→ **AIM**
Skip all pictures, then copy the lines from the start of the data through the line with "(0,0) rectangle (2248,1161);", keeping both ends.

→ **RECORDED DATA**
☆ ☆ ☆ ☆ ☆ ☆ ☆
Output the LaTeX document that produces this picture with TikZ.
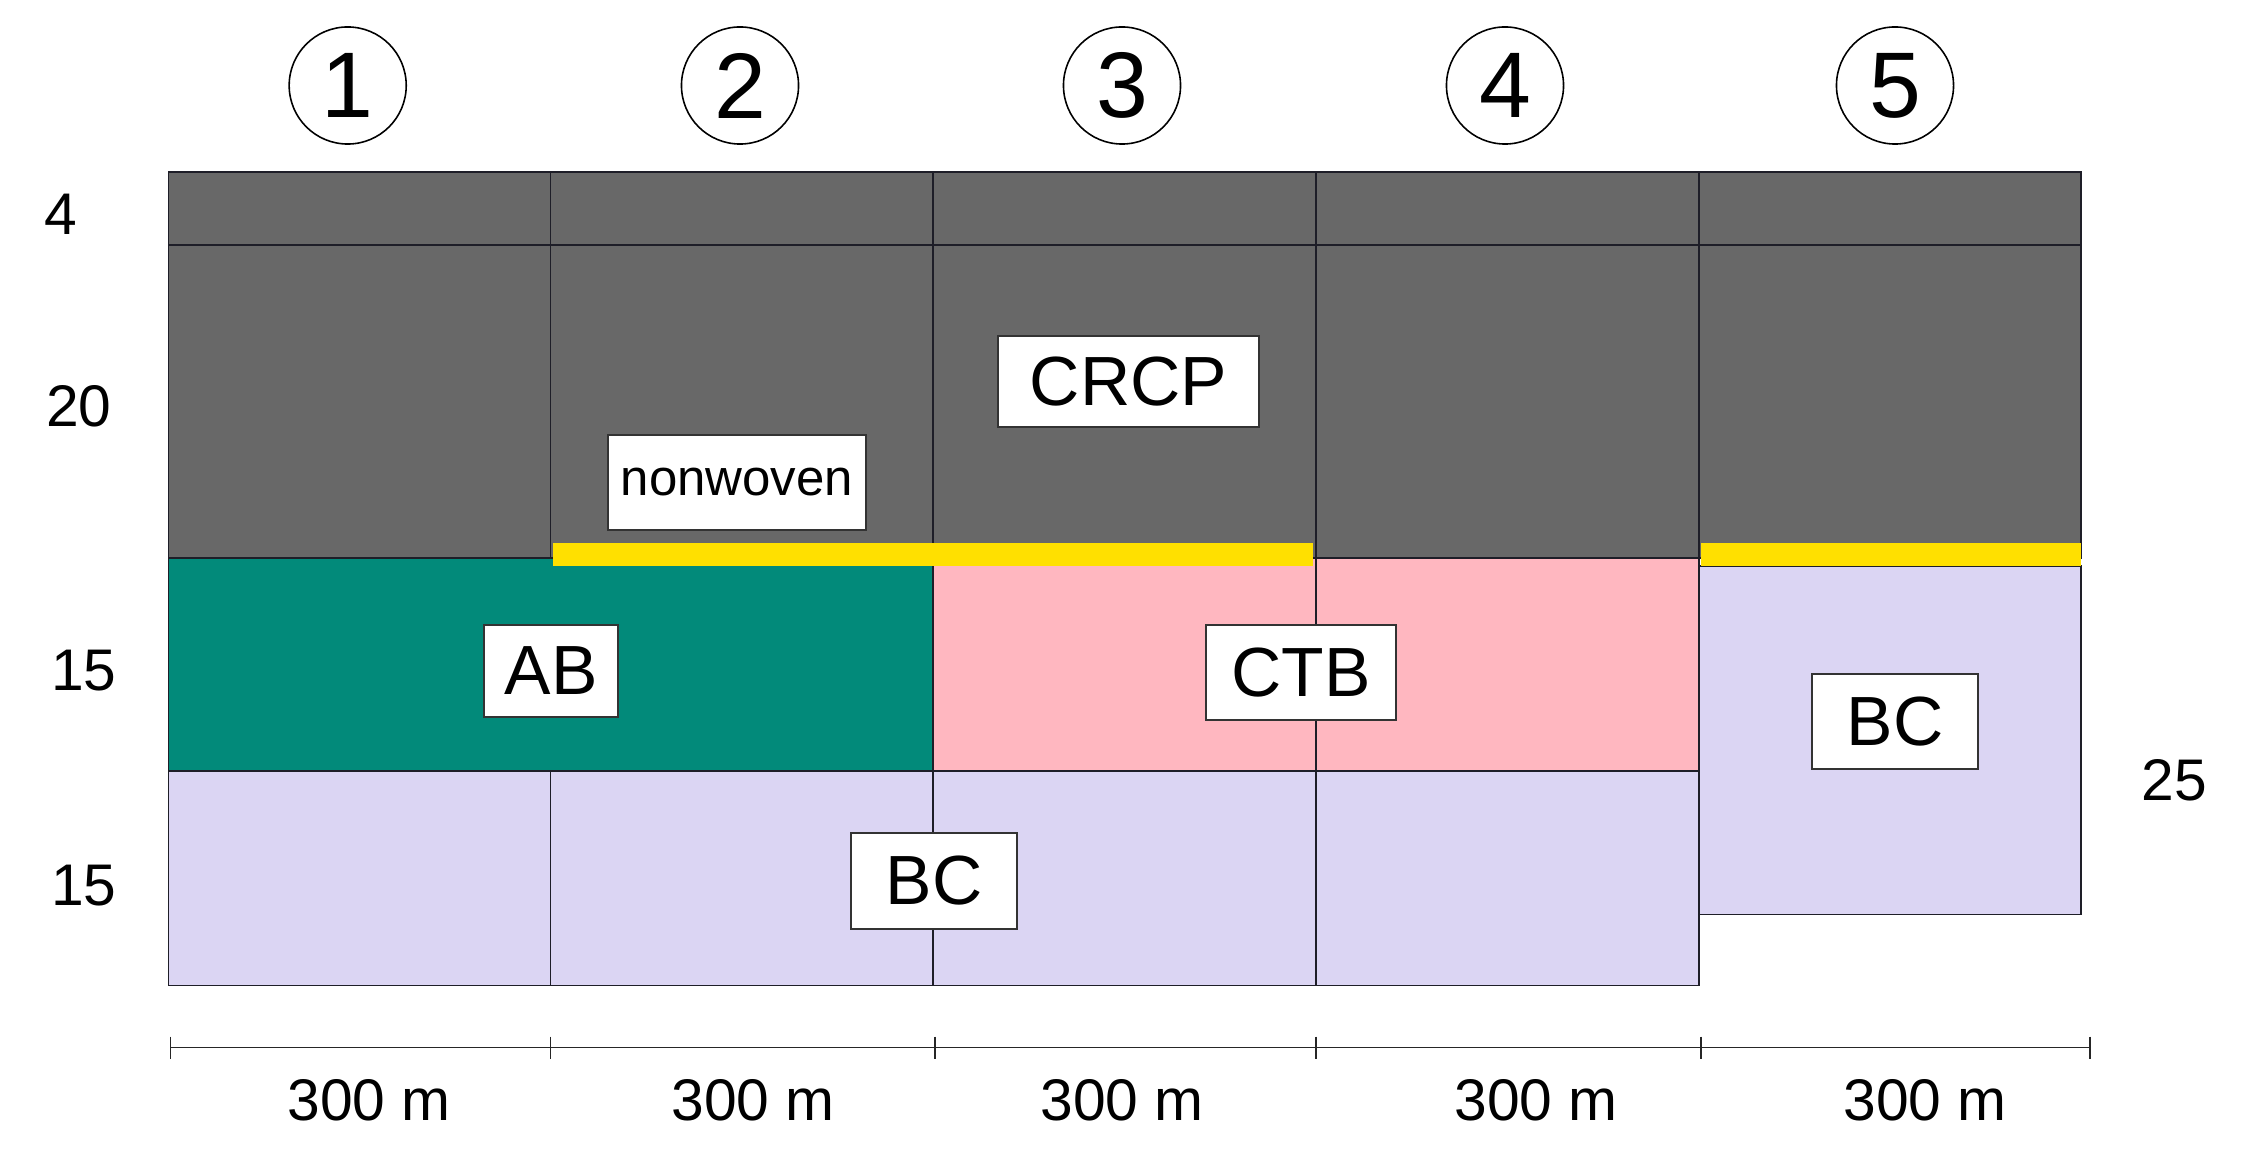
\documentclass[tikz,border=0pt]{standalone}
\usepackage{fontspec}
\setmainfont{Liberation Sans}
\definecolor{concgray}{RGB}{104,104,104}
\definecolor{abgreen}{RGB}{2,138,122}
\definecolor{ctbpink}{RGB}{255,183,192}
\definecolor{bclav}{RGB}{219,213,243}
\definecolor{geoyellow}{RGB}{255,224,0}
\definecolor{linedark}{RGB}{30,30,40}
\begin{document}
\begin{tikzpicture}[x=0.01cm,y=-0.01cm,
  cell/.style={draw=linedark, line width=0.55pt},
  lbl/.style={draw=black!80, fill=white, line width=0.55pt, inner sep=0pt,
    font=\fontsize{19.8}{22}\selectfont},
  numc/.style={circle, draw=black, line width=0.45pt, minimum size=1.17cm, inner sep=0pt,
    font=\fontsize{26.5}{30}\selectfont},
  dimtxt/.style={inner sep=0pt, font=\fontsize{16.7}{20}\selectfont},
  bar/.style={draw=black!85, line width=0.5pt}]
\useasboundingbox (0,0) rectangle (2248,1161);

% concrete layers (4 cm and 20 cm)
\foreach \a/\b in {168.5/550.5, 550.5/932.6, 932.6/1316, 1316/1699, 1699/2081} {
  \filldraw[cell, fill=concgray] (\a,172) rectangle (\b,245);
  \filldraw[cell, fill=concgray] (\a,245) rectangle (\b,558);
}
% base layers
\filldraw[cell, fill=abgreen] (168.5,558) rectangle (932.6,771);
\filldraw[cell, fill=ctbpink] (932.6,558) rectangle (1316,771);
\filldraw[cell, fill=ctbpink] (1316,558) rectangle (1699,771);
\foreach \a/\b in {168.5/550.5, 550.5/932.6, 932.6/1316, 1316/1699} {
  \filldraw[cell, fill=bclav] (\a,771) rectangle (\b,985.5);
}
\filldraw[cell, fill=bclav] (1699,566) rectangle (2081,914.5);
% nonwoven geotextile
\fill[geoyellow] (553,543) rectangle (1313,566);
\fill[geoyellow] (1701,543) rectangle (2081,566);

% labels
\node[lbl, minimum width=2.58cm, minimum height=0.95cm, font=\fontsize{14.5}{17}\selectfont] (nw) at (737,482.5) {nonwoven};
\node[lbl, minimum width=2.61cm, minimum height=0.91cm] (crcp) at (1128.5,381.5) {CRCP};
\node[lbl, minimum width=1.34cm, minimum height=0.92cm] (ab) at (551,671) {AB};
\node[lbl, minimum width=1.90cm, minimum height=0.95cm] (ctb) at (1301,672.5) {CTB};
\node[lbl, minimum width=1.66cm, minimum height=0.96cm] (bca) at (934,881) {BC};
\node[lbl, minimum width=1.66cm, minimum height=0.95cm] (bcb) at (1895,721.5) {BC};

% section numbers
\node[numc] (c1) at (347.7,85.5) {1};
\node[numc] (c2) at (740,85.5) {2};
\node[numc] (c3) at (1122,85.5) {3};
\node[numc] (c4) at (1505,85.5) {4};
\node[numc] (c5) at (1895,85.5) {5};

% thickness labels
\node[dimtxt] (t4) at (61,214) {4};
\node[dimtxt] (t20) at (79,406) {20};
\node[dimtxt] (t15a) at (84,671) {15};
\node[dimtxt] (t15b) at (84,886) {15};
\node[dimtxt] (t25) at (2174,780) {25};

% scale bar
\coordinate (s0) at (170.6,1047.5);
\coordinate (s1) at (550.5,1047.5);
\coordinate (s2) at (935,1047.5);
\coordinate (s3) at (1316,1047.5);
\coordinate (s4) at (1701,1047.5);
\coordinate (s5) at (2089.6,1047.5);
\draw[bar] (s0) -- (s5);
\foreach \i in {0,...,5} {
  \draw[bar] (s\i) ++(0,-11) -- ++(0,22);
}
\node[dimtxt] (m1) at (369,1100) {300 m};
\node[dimtxt] (m2) at (753,1100) {300 m};
\node[dimtxt] (m3) at (1122,1100) {300 m};
\node[dimtxt] (m4) at (1536,1100) {300 m};
\node[dimtxt] (m5) at (1925,1100) {300 m};
\end{tikzpicture}
\end{document}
☆ ☆ ☆ ☆ ☆ ☆ ☆
→ **RESPONSE**
Output the LaTeX document that produces this picture with TikZ.
\documentclass[tikz,border=0pt]{standalone}
\usepackage{fontspec}
\setmainfont{Liberation Sans}
\definecolor{concgray}{RGB}{104,104,104}
\definecolor{abgreen}{RGB}{2,138,122}
\definecolor{ctbpink}{RGB}{255,183,192}
\definecolor{bclav}{RGB}{219,213,243}
\definecolor{geoyellow}{RGB}{255,224,0}
\definecolor{linedark}{RGB}{30,30,40}
\begin{document}
\begin{tikzpicture}[x=0.01cm,y=-0.01cm,
  cell/.style={draw=linedark, line width=0.55pt},
  lbl/.style={draw=black!80, fill=white, line width=0.55pt, inner sep=0pt,
    font=\fontsize{19.8}{22}\selectfont},
  numc/.style={circle, draw=black, line width=0.45pt, minimum size=1.17cm, inner sep=0pt,
    font=\fontsize{26.5}{30}\selectfont},
  dimtxt/.style={inner sep=0pt, font=\fontsize{16.7}{20}\selectfont},
  bar/.style={draw=black!85, line width=0.5pt}]
\useasboundingbox (0,0) rectangle (2248,1161);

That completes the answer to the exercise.